With over 500 million LinkedIn users globally, how can you ensure you're maximizing your opportunities to be found by recruiters looking for the exact skills you have, or a prospective client searching for the exact product or service you offer?
The answer: 'Keywords.'
In order to boost your discoverability, you need to optimize your LinkedIn profile for search using relevant keywords.
How to Add Skills and Manage Your Endorsements so You'll be Found
One of the easiest ways to optimize your LinkedIn profile so that recruiters or your prospective clients will find you is by adding relevant skills and managing your endorsements.
According to LinkedIn, members with more than five skills added to their profiles are 27x more likely to be found by recruiters or other users in searches.
Remember these points when working on your skills and endorsements:
- You can add up to 50 skills, which search engines recognize as 'keywords.' The more skills you add, the more likely that you'll be found. You can choose to add all 50 skills or be selective on which skills to include.

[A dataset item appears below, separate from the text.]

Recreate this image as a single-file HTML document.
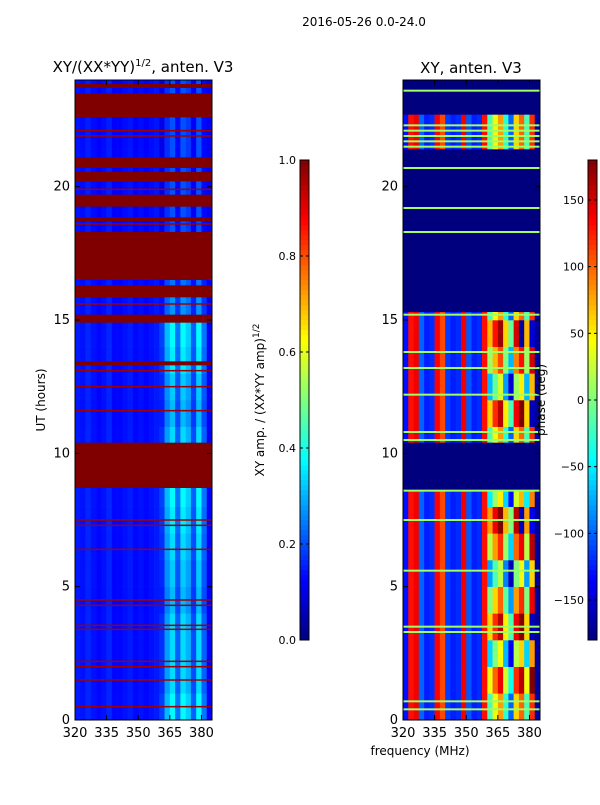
<!DOCTYPE html>
<html><head><meta charset="utf-8"><style>
body{margin:0;background:#fff;font-family:"Liberation Sans","DejaVu Sans",sans-serif}
svg text{font-family:"DejaVu Sans","Liberation Sans",sans-serif;font-size:12px;fill:#000}
</style></head><body>
<svg id="fig" width="600" height="800" xmlns="http://www.w3.org/2000/svg">
<text x="364" y="26" text-anchor="middle" font-size="13">2016-05-26 0.0-24.0</text>
<text x="143" y="72" text-anchor="middle" style="font-size:15px">XY/(XX*YY)<tspan dy="-6" style="font-size:10px">1/2</tspan><tspan dy="6">, anten. V3</tspan></text>
<text x="471" y="73" text-anchor="middle" style="font-size:15px">XY, anten. V3</text>
<text transform="translate(45,400) rotate(-90)" text-anchor="middle">UT (hours)</text>
<text transform="translate(264,400) rotate(-90)" text-anchor="middle">XY amp. / (XX*YY amp)<tspan dy="-5" style="font-size:9px">1/2</tspan></text>
<text x="420" y="755" text-anchor="middle">frequency (MHz)</text>
<g id="left"></g>
<g id="right"></g>
<g id="cb"></g>
<text transform="translate(545,400) rotate(-90)" text-anchor="middle">phase (deg)</text>
</svg>
<script>
// ---- data ----
const hours=[0,1,2,3,4,5,6,7,8,9,10,11,12,13,14,15,16,17,18,19,20,21,22,23];
const freqBins=[320,322.5,325,327.5,330,332.5,335,337.5,340,342.5,345,347.5,350,352.5,355,357.5,360,362.5,365,367.5,370,372.5,375,377.5,380,382.5];
const ampProfile=[0.15,0.14,0.16,0.14,0.13,0.14,0.16,0.13,0.13,0.14,0.15,0.13,0.14,0.13,0.14,0.15,0.17,0.28,0.34,0.22,0.34,0.3,0.2,0.34,0.22,0.12];
const ampRowGain=[1.1,1.0,1.0,1.0,0.9,0.95,1.0,1.05,1.1,1.0,1.0,0.9,0.95,1.05,1.1,0.8,0.7,0.6,0.6,0.6,0.6,0.6,0.6,0.6];
const ampFlagged=[[8.7,10.4],[14.9,15.2],[15.85,16.3],[16.5,18.3],[18.7,18.85],[19.25,19.7],[20.2,20.55],[20.7,21.1],[22.6,23.5],[13.3,13.45],[23.7,23.85]];
const ampRedLines=[0.5,1.5,2.0,2.2,3.4,3.55,4.3,4.5,6.4,7.3,7.5,11.6,12.5,13.1,21.9,22.1,18.6,19.9,15.6];
const phaseProfile=[-130,130,140,-100,-125,-120,135,110,-115,-125,-120,140,-105,-125,-120,130,-20,40,80,-30,-100,60,100,-20,120,-170];
const phaseRowShift=[0,60,-40,80,20,-60,40,100,-30,0,0,80,-50,30,90,0,0,0,0,0,0,0,0,0];
const phaseFlagged=[[8.6,10.4],[15.3,21.4],[22.7,24]];
const phaseLines=[0.4,0.7,3.3,3.5,5.6,7.5,8.6,10.5,10.8,12.2,13.2,13.8,15.2,18.3,19.2,20.7,21.5,21.7,21.9,22.1,22.3,23.6];
const ampTicks=[0,0.2,0.4,0.6,0.8,1.0];
const phaseTicks=[-150,-100,-50,0,50,100,150];
const xTicks=[320,335,350,365,380];
const yTicks=[0,5,10,15,20];
// ---- helpers ----
const NS="http://www.w3.org/2000/svg";
function jet(v){v=Math.max(0,Math.min(1,v));
 const r=Math.max(0,Math.min(1,1.5-Math.abs(4*v-3))),g=Math.max(0,Math.min(1,1.5-Math.abs(4*v-2))),b=Math.max(0,Math.min(1,1.5-Math.abs(4*v-1)));
 return `rgb(${Math.round(r*255)},${Math.round(g*255)},${Math.round(b*255)})`;}
function mk(tag,attrs,parent){const e=document.createElementNS(NS,tag);for(const k in attrs)e.setAttribute(k,attrs[k]);parent.appendChild(e);return e;}
const Y=h=>720-h*(640/24);
function panel(gid,x0,valueFn,flags,flagColor,lines,lineColor,lineW){
 const g=document.getElementById(gid);
 const X=f=>x0+(f-320)*(137/65);
 hours.forEach((h,i)=>{freqBins.forEach((f,j)=>{
  const r=mk('rect',{x:X(f),y:Y(h+1),width:X(f+2.5)-X(f)+0.3,height:Y(h)-Y(h+1)+0.3,fill:valueFn(i,j)},g);
  
  
 });});
 flags.forEach(fl=>{const r=mk('rect',{x:x0,y:Y(fl[1]),width:137,height:Y(fl[0])-Y(fl[1]),fill:flagColor},g);
  
  });
 lines.forEach(l=>{const r=mk('rect',{x:x0,y:Y(l)-lineW/2,width:137,height:lineW,fill:lineColor},g);
  
  });
 const fr=mk('rect',{x:x0,y:80,width:137,height:640,fill:'none',stroke:'#000','stroke-width':1},g);
 
 
 xTicks.forEach(t=>{mk('line',{x1:X(t),x2:X(t),y1:720,y2:715,stroke:'#000'},g);mk('line',{x1:X(t),x2:X(t),y1:80,y2:85,stroke:'#000'},g);
  const tx=mk('text',{x:X(t),y:737,'text-anchor':'middle'},g);tx.textContent=t;tx.style.fontSize='13px';
  
  });
 yTicks.forEach(t=>{mk('line',{x1:x0,x2:x0+5,y1:Y(t),y2:Y(t),stroke:'#000'},g);mk('line',{x1:x0+137,x2:x0+132,y1:Y(t),y2:Y(t),stroke:'#000'},g);
  const tx=mk('text',{x:x0-5,y:Y(t)+4,'text-anchor':'end'},g);tx.textContent=t;tx.style.fontSize='13px';
  
  });
}
panel('left',75,(i,j)=>{let v=ampProfile[j];if(j>=16&&j<=24)v=v*ampRowGain[i];else v=v*(0.9+0.1*ampRowGain[i]);return jet(v);},
 ampFlagged,'#800000',ampRedLines,'#a00000',1.5);
panel('right',403,(i,j)=>{let p=phaseProfile[j];if(j>=16&&j<=24){p=p+phaseRowShift[i];while(p>180)p-=360;while(p<-180)p+=360;}return jet((p+180)/360);},
 phaseFlagged,'#00007f',phaseLines,'#a0ff60',2);
// colorbars
function colorbar(x,vmin,vmax,ticks,fmt){
 const g=document.getElementById('cb');
 for(let k=0;k<96;k++){const r=mk('rect',{x:x,y:640-(k+1)*5,width:9,height:5.3,fill:jet((k+0.5)/96)},g);
  
  }
 mk('rect',{x:x,y:160,width:9,height:480,fill:'none',stroke:'#000'},g);
 ticks.forEach(t=>{const y=640-(t-vmin)/(vmax-vmin)*480;
  mk('line',{x1:x,x2:x+3,y1:y,y2:y,stroke:'#000'},g);mk('line',{x1:x+9,x2:x+6,y1:y,y2:y,stroke:'#000'},g);
  const tx=mk('text',{x:x-4,y:y+4,'text-anchor':'end','font-size':'11'},g);tx.textContent=fmt(t);tx.style.fontSize='11px';
  
  });
}
colorbar(300,0,1,ampTicks,t=>t.toFixed(1));
colorbar(588,-180,180,phaseTicks,t=>t<0?'\u2212'+(-t):String(t));
</script>
</body></html>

- Endorsements, on the other hand, are what LinkedIn calls the 'one-click way' for your connections to recognize your skills. Only your first-degree connections can endorse you for your skills. The same principle applies if you want to make endorsements.
- To endorse your connections, simply go to the 'Featured Skills & Endorsements' section of their profiles and click on the + icon.
- If you want to see who has endorsed you for a particular skill, just click on the skill to see the list. You can opt to hide or unhide an endorsement.
- Any hidden endorsement will not be included in the total number of endorsements you gained for that skill. So, in my case, if I hide one endorsement, I will only have 214 endorsements, instead of 215 for 'social media'.
- Delete any skill by simply clicking on the X beside it. You can also reorder them by dragging the icons on the right side.
You might ask, "Why would I delete a skill?"
Here are some possible reasons:
- Sometimes a connection endorses you for a skill you didn't add. For example, you might get a lot of endorsements for 'Microsoft Word' (which used to happen very often), and if you think it won't help in branding yourself, then, just delete it.
- If you're adding certifications from LinkedIn Learning courses to your profile, it adds skills that you are expected to have learned after watching the videos. If you don't want the skills suggested, you may also delete them from your profile.
- Depending on how you want to brand yourself, or on what skills you want to be found for, it might be best to delete some skills and add new skills that will be more useful in your positioning.
Reordering your skills is also important. Arrange your skills according to relevance and importance to you. Only the top three skills are automatically shown on your profile and the rest will be visible only upon clicking 'View more.' Most LinkedIn users will endorse you only for the three visible skills, so better place on top whichever skills you want to be endorsed for.
Remember that the more endorsements you have, the higher you're likely to rank in the search engine for that specific skill. This is the reason I'd rather have fewer skills with several endorsements for my key skills than a lot of skills with fewer endorsements on my core skills.
As you change your career focus, you'll also have to add or delete skills or reorder endorsements.
Your endorsements are a form of social proof, and LinkedIn works to enhance this factor by showing whether your connections with the same skills or your former colleagues recognize you for your skills.
So, now that you know the value of adding skills and managing endorsements on your LinkedIn profile, what are your next steps?
Here's what I recommend:
- Be strategic. Be intentional. If you have the top skills that companies are searching for, add those skills to your list and get as many endorsements as possible.
- Start going to your first-degree connections' profiles (ideally, those that you have actually worked with) and endorse them for their skills. Endorsing them means you want to help them rank high on LinkedIn search, hence, giving them higher chances of being found.
- If you do #1, I assure you that most of those you endorsed will do the same in return. If some don't, that's fine, as well. You'll see, though, that most of them will. Don't forget to thank them for endorsing you for your skills.
- Finally, I won't suggest sending your connections this kind of message just to get endorsed:
With the 'Skills & Endorsements' feature, LinkedIn puts in your hands the power to control how you want to be found.
Add the right skills, manage your endorsements and be discovered.